Catalytic oxidation of formaldehyde over manganese oxides with different crystal structures

Abstract

α-, β-, γ- and δ-MnO₂ catalysts were prepared by a hydrothermal method and tested for the catalytic oxidation of formaldehyde (HCHO) at low temperature. Dramatic differences in activities among the MnO₂ catalysts with different crystal structures were observed. The δ-MnO₂ catalyst exhibited the best activity among the four catalysts and achieved nearly complete HCHO conversion at 80 °C, while the α-, β- and γ-type MnO₂ obtained 100% HCHO conversion at 125 °C, 200 °C, 150 °C, respectively.

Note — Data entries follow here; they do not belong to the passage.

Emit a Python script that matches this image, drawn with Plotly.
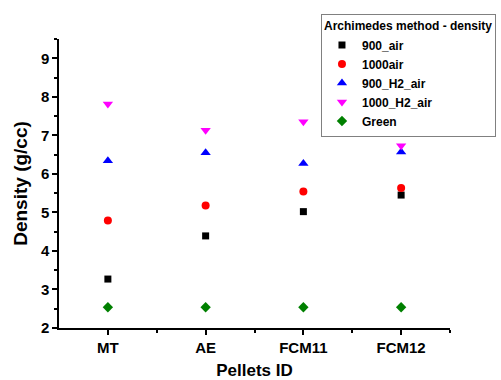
import plotly.graph_objects as go

categories = ["MT", "AE", "FCM11", "FCM12"]
series_names = ["900_air", "1000air", "900_H2_air", "1000_H2_air", "Green"]
air_900 = [3.27, 4.39, 5.02, 5.45]
air_1000 = [4.79, 5.18, 5.54, 5.63]
h2_air_900 = [6.34, 6.55, 6.27, 6.57]
h2_air_1000 = [7.81, 7.13, 7.35, 6.73]
green = [2.54, 2.54, 2.54, 2.54]
y_ticks = [2, 3, 4, 5, 6, 7, 8, 9]

values = [air_900, air_1000, h2_air_900, h2_air_1000, green]
symbols = ["square", "circle", "triangle-up", "triangle-down", "diamond"]
colors = ["#000000", "#ff0000", "#0000ff", "#ff00ff", "#008000"]
sizes = [7, 8, 9, 9, 8]

xpos = list(range(len(categories)))
fig = go.Figure()
for name, vals, sym, col, sz in zip(series_names, values, symbols, colors, sizes):
    fig.add_trace(go.Scatter(
        x=xpos, y=vals, mode="markers", name=name,
        marker=dict(symbol=sym, color=col, size=sz, line=dict(width=0)),
    ))

font_family = "Liberation Sans, Arial, sans-serif"
fig.update_layout(
    width=501, height=380,
    margin=dict(l=59, r=51, t=39, b=52, autoexpand=False),
    paper_bgcolor="white", plot_bgcolor="white",
    font=dict(family=font_family, color="black"),
    showlegend=True,
    legend=dict(
        x=0.67, y=1.087, xanchor="left", yanchor="top",
        bordercolor="#808080", borderwidth=1, bgcolor="white",
        title=dict(text="Archimedes method - density", font=dict(size=12, weight="bold")),
        font=dict(size=12, weight="bold"),
        tracegroupgap=0,
    ),
    xaxis=dict(
        range=[-0.5, 3.5], tickmode="array", tickvals=xpos, ticktext=categories,
        showline=True, linecolor="black", linewidth=1.5, mirror=False,
        ticks="outside", ticklen=5, tickwidth=1.5, tickcolor="black",
        showgrid=False, zeroline=False, automargin=True,
        tickfont=dict(size=15, weight="bold"),
        minor=dict(tickvals=[0.5, 1.5, 2.5, 3.5], ticks="outside", ticklen=3, tickwidth=1.5, tickcolor="black", showgrid=False),
        title=dict(text="Pellets ID", font=dict(size=17, weight="bold"), standoff=17),
    ),
    yaxis=dict(
        range=[2, 9.5], tickmode="array", tickvals=y_ticks,
        showline=True, linecolor="black", linewidth=1.5, mirror=False,
        ticks="outside", ticklen=5, tickwidth=1.5, tickcolor="black",
        showgrid=False, zeroline=False, automargin=True,
        tickfont=dict(size=15, weight="bold"),
        minor=dict(dtick=0.5, tick0=2, ticks="outside", ticklen=3, tickwidth=1.5, tickcolor="black", showgrid=False),
        title=dict(text="Density (g/cc)", font=dict(size=19, weight="bold"), standoff=8),
    ),
)
fig.write_html("out.html")
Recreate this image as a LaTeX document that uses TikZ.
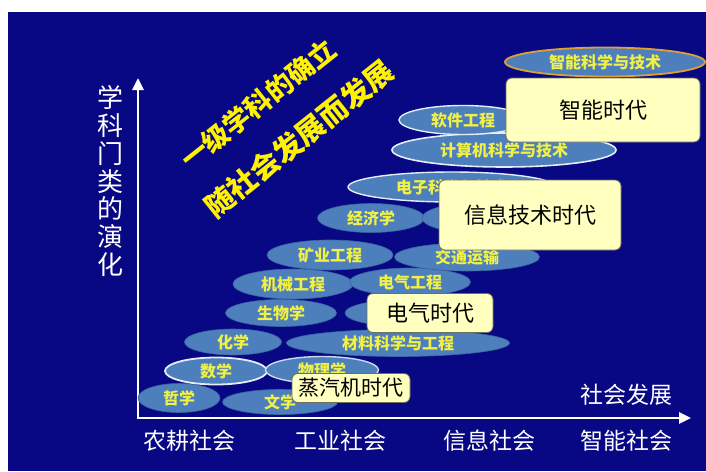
\documentclass[tikz,border=0pt]{standalone}
\usepackage{fontspec}
\setmainfont{Noto Sans CJK SC}
\usetikzlibrary{shapes.geometric,arrows.meta}
\definecolor{bgblue}{RGB}{8,8,132}
\definecolor{ellfill}{RGB}{77,127,189}
\definecolor{ellline}{RGB}{60,100,160}
\definecolor{elltext}{RGB}{240,240,70}
\definecolor{boxfill}{RGB}{255,255,192}
\definecolor{boxline}{RGB}{110,110,90}
\definecolor{goldline}{RGB}{222,160,50}
\tikzset{
  ell/.style={ellipse, fill=ellfill, draw=ellline, line width=0.6pt, inner sep=0pt,
    text=elltext, font=\fontsize{16}{16}\selectfont\bfseries},
  lightrim/.style={draw=white!85!ellfill, line width=1.8pt},
  era/.style={rectangle, rounded corners=6pt, fill=boxfill, draw=boxline, line width=0.8pt,
    inner sep=0pt, text=black, font=\fontsize{22}{22}\selectfont},
  axislabel/.style={text=white, font=\fontsize{23}{23}\selectfont, inner sep=0pt},
  diag/.style={text=yellow, font=\fontsize{27}{27}\selectfont\bfseries, rotate=38.5, inner sep=0pt},
  axisline/.style={white, line width=2.8pt, -{Triangle[width=11pt,length=12pt]}}
}
\begin{document}
\begin{tikzpicture}[x=1pt,y=-1pt]
\useasboundingbox (0,0) rectangle (706,471);
\fill[white] (0,0) rectangle (706,471);
\fill[bgblue] (8,12) rectangle (706,471);

% axes
\coordinate (origin) at (138,418);
\coordinate (ytip) at (138,78);
\coordinate (xtip) at (691,418);
\draw[axisline] ([yshift=1.4pt]origin) -- (ytip);
\draw[axisline] ([xshift=-1.4pt]origin) -- (xtip);

% axis labels
\node[text=white, font=\fontsize{26}{27.7}\selectfont, align=center, inner sep=0pt] (ylab) at (110,181) {学\\科\\门\\类\\的\\演\\化};
\node[axislabel] (x1) at (189,441) {农耕社会};
\node[axislabel] (x2) at (340,441) {工业社会};
\node[axislabel] (x3) at (489,441) {信息社会};
\node[axislabel] (x4) at (626,441) {智能社会};
\node[axislabel] (xlab) at (626,395) {社会发展};

% diagonal slogan
\node[diag] (d1) at (258,104) {一级学科的确立};
\node[diag, font=\fontsize{29}{29}\selectfont\bfseries] (d2) at (299,139) {随社会发展而发展};

% ellipses, bottom row first
\node[ell, minimum width=82, minimum height=29] (zhexue) at (179,398) {哲学};
\node[ell, minimum width=115, minimum height=25] (wenxue) at (280,402) {文学};
\node[ell, lightrim, minimum width=102, minimum height=27] (shuxue) at (216,371) {数学};
\node[ell, draw=white!70!ellfill, line width=1.4pt, minimum width=113, minimum height=27] (wuli) at (322,370) {物理学};
\node[ell, minimum width=97, minimum height=26] (huaxue) at (233,342) {化学};
\node[ell, minimum width=223, minimum height=27] (cailiao) at (398,343) {材料科学与工程};
\node[ell, minimum width=111, minimum height=27] (shengwu) at (281,313) {生物学};
\node[ell, minimum width=120, minimum height=27] (hidden1) at (405,313) {};
\node[ell, minimum width=120, minimum height=30] (jixie) at (293,284) {机械工程};
\node[ell, minimum width=121, minimum height=28] (dianqi) at (410,282) {电气工程};
\node[ell, minimum width=126, minimum height=30] (kuangye) at (330,255) {矿业工程};
\node[ell, minimum width=145, minimum height=28] (jiaotong) at (467,257) {交通运输};
\node[ell, minimum width=107, minimum height=29] (jingji) at (371,218) {经济学};
\node[ell, minimum width=100, minimum height=29] (hidden2) at (472,218) {};
\node[ell, lightrim, line width=1.4pt, minimum width=208, minimum height=30] (dianzi) at (452,187) {电子科学与技术};
\node[ell, lightrim, line width=1.6pt, minimum width=224, minimum height=34] (jisuanji) at (504,150) {计算机科学与技术};
\node[ell, lightrim, line width=1.4pt, minimum width=128, minimum height=29] (ruanjian) at (463,120) {软件工程};
\node[ell, draw=goldline, line width=1.8pt, minimum width=200, minimum height=29] (zhineng) at (605,62) {智能科学与技术};

% era boxes
\node[era, minimum width=118, minimum height=29, font=\fontsize{21}{21}\selectfont] (steam) at (351,388) {蒸汽机时代};
\node[era, minimum width=126, minimum height=39] (electric) at (430,313) {电气时代};
\node[era, minimum width=182, minimum height=70] (info) at (530,215) {信息技术时代};
\node[era, minimum width=194, minimum height=64] (ai) at (603,110) {智能时代};
\end{tikzpicture}
\end{document}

The catalysts were next characterized by Brunauer–Emmett–Teller (BET), X-ray diffraction (XRD), Field-Emission Scanning Electron Microscopy (FE-SEM), temperature-programmed reduction by H₂ (H₂-TPR), X-ray photoelectron spectroscopy (XPS) and temperature-programmed desorption of HCHO (HCHO-TPD) methods to investigate the factors influencing the catalytic activity. Based on the characterization results, it is supposed that the tunnel structure and active lattice oxygen species are the main factors that contribute to the excellent performance of δ-MnO₂. According to the high catalytic performance and facile preparation process, δ-MnO₂ may potentially be used as a support in applications of supported catalysts.